▼

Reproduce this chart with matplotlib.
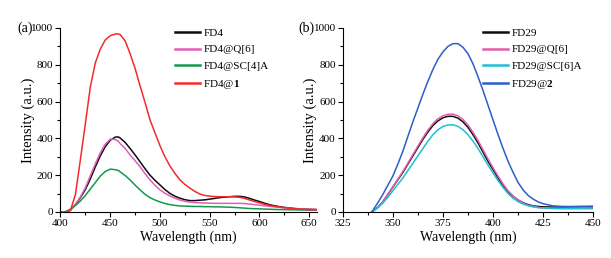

▲
▼

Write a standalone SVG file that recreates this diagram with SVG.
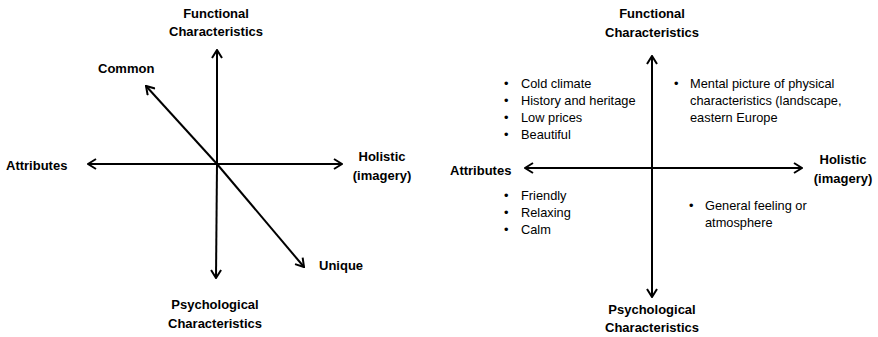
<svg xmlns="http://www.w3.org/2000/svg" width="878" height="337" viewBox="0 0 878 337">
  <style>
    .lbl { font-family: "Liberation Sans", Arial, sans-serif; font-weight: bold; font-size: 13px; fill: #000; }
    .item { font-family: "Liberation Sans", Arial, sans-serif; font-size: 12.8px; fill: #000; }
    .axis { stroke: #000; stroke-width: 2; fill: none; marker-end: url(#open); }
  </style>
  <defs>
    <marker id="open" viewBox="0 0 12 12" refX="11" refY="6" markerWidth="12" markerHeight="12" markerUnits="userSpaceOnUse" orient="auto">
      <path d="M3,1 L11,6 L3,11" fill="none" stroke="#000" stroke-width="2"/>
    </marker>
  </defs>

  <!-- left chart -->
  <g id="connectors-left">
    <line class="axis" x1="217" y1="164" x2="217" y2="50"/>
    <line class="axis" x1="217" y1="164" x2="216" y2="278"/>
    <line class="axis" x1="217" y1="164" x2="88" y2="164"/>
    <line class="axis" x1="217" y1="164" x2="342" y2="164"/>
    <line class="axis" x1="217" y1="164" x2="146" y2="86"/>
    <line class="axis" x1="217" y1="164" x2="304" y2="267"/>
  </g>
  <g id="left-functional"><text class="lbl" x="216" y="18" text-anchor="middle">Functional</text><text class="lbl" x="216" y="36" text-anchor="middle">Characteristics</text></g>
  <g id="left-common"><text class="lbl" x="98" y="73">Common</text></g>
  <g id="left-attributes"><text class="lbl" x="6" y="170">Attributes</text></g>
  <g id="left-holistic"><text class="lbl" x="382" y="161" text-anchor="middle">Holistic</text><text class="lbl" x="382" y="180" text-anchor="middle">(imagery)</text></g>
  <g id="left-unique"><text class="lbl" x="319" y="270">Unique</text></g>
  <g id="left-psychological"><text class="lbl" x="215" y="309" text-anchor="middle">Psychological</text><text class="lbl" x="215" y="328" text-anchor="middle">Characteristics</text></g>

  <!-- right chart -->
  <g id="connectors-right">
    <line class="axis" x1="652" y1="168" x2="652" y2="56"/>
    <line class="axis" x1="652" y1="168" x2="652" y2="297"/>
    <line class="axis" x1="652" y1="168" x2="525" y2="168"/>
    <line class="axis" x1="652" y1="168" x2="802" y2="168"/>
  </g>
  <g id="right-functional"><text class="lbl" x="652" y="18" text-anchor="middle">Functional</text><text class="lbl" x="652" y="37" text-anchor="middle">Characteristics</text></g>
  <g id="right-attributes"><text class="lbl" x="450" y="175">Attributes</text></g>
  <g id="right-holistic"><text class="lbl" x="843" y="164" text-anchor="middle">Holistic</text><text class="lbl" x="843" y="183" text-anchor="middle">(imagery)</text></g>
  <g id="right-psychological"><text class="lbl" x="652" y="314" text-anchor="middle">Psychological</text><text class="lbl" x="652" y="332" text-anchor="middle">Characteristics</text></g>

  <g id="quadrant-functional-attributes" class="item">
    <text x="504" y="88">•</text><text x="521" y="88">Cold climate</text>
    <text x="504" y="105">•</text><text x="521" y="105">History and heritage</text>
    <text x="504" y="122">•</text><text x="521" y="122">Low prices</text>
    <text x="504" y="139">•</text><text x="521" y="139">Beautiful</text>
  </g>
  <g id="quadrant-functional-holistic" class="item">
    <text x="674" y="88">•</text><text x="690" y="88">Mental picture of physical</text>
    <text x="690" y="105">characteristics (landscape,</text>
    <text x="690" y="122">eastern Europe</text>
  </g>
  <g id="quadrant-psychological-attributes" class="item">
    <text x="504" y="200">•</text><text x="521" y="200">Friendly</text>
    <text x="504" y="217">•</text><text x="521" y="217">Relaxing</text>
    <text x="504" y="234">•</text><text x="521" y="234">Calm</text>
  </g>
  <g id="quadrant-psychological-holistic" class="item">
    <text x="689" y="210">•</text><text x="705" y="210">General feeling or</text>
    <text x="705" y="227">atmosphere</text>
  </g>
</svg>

▲
▼

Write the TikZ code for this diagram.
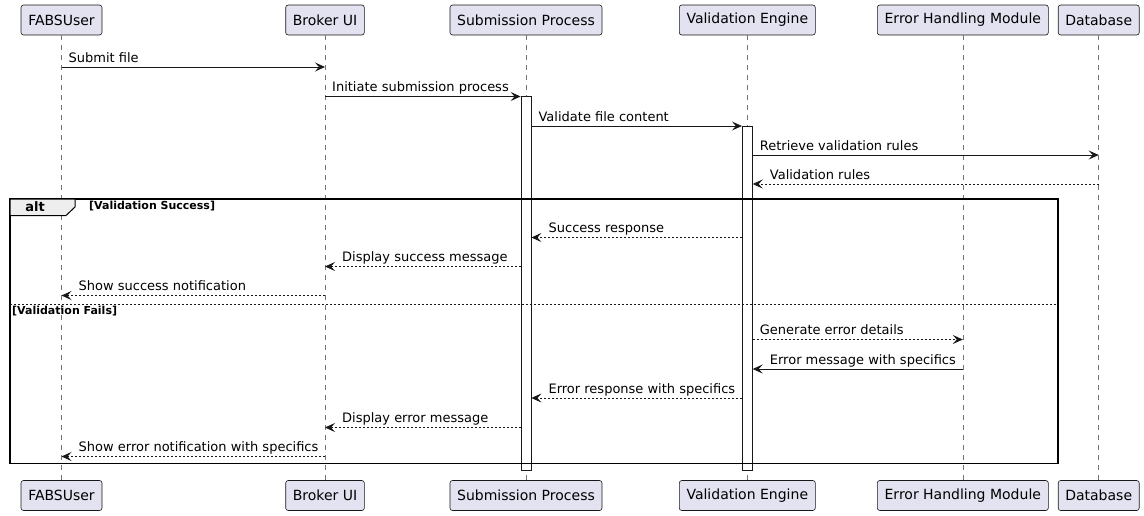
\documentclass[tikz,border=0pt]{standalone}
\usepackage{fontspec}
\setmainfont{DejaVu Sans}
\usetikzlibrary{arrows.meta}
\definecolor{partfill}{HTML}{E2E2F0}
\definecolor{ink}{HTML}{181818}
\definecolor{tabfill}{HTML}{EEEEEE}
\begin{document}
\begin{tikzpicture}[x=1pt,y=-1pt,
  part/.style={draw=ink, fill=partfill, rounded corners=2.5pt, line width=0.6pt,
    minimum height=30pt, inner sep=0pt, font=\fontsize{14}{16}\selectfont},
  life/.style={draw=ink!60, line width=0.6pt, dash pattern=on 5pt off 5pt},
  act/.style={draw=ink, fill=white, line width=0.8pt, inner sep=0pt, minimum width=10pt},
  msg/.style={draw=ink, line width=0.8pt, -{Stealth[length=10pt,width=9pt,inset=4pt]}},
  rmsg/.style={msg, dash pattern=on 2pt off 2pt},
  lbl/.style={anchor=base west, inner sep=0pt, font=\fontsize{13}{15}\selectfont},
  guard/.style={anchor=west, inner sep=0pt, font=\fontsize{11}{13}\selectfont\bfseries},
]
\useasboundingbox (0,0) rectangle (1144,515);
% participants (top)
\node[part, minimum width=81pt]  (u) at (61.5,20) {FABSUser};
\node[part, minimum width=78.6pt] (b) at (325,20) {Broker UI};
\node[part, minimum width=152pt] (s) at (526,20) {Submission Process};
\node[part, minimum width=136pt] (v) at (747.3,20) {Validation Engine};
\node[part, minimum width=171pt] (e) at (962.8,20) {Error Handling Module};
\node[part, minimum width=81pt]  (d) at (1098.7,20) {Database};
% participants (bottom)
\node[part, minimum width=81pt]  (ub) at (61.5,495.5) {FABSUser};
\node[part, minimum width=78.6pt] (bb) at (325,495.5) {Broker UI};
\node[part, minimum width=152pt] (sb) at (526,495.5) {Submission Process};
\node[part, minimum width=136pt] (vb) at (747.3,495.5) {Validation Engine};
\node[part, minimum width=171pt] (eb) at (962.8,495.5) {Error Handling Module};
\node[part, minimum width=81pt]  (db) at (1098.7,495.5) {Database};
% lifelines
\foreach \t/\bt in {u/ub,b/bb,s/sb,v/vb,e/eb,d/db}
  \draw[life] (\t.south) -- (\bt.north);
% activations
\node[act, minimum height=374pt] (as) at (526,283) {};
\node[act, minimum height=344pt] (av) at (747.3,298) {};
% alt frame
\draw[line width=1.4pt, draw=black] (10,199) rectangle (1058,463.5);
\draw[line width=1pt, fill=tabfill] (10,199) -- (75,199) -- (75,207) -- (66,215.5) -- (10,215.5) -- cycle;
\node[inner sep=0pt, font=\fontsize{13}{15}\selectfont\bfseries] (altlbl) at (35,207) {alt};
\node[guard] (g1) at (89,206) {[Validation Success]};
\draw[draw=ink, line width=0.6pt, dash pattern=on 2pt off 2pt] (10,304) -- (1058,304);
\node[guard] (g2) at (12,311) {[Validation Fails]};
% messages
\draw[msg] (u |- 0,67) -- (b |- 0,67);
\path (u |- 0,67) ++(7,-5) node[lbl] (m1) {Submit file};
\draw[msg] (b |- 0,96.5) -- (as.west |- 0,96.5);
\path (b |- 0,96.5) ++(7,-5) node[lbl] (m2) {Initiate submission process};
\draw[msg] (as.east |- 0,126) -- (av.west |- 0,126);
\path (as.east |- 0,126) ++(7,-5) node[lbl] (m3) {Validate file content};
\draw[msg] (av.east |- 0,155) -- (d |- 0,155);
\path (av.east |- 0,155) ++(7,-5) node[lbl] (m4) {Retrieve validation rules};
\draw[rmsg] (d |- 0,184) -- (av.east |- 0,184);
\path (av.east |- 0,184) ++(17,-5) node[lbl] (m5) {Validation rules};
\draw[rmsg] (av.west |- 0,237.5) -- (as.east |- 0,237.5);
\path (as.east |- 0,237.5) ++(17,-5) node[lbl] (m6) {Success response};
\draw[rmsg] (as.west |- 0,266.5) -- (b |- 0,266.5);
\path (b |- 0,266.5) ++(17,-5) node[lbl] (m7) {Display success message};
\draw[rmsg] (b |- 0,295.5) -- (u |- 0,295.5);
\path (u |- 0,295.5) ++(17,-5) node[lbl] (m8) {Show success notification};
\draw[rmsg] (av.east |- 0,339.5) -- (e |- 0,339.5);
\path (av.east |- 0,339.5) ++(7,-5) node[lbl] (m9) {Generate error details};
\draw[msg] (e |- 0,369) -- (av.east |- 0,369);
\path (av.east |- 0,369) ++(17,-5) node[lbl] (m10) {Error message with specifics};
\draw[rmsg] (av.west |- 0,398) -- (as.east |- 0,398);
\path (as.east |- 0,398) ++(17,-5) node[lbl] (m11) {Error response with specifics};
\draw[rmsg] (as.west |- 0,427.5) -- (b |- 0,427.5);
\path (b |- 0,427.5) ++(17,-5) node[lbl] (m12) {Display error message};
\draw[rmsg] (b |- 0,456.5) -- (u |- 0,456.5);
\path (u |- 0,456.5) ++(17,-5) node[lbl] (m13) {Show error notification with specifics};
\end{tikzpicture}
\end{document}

▲

- EXERCISE GOAL -
Check every line of the records above for the string "diagram" and say how many contain it, giving the number alone.

- WORKED ANSWER -
2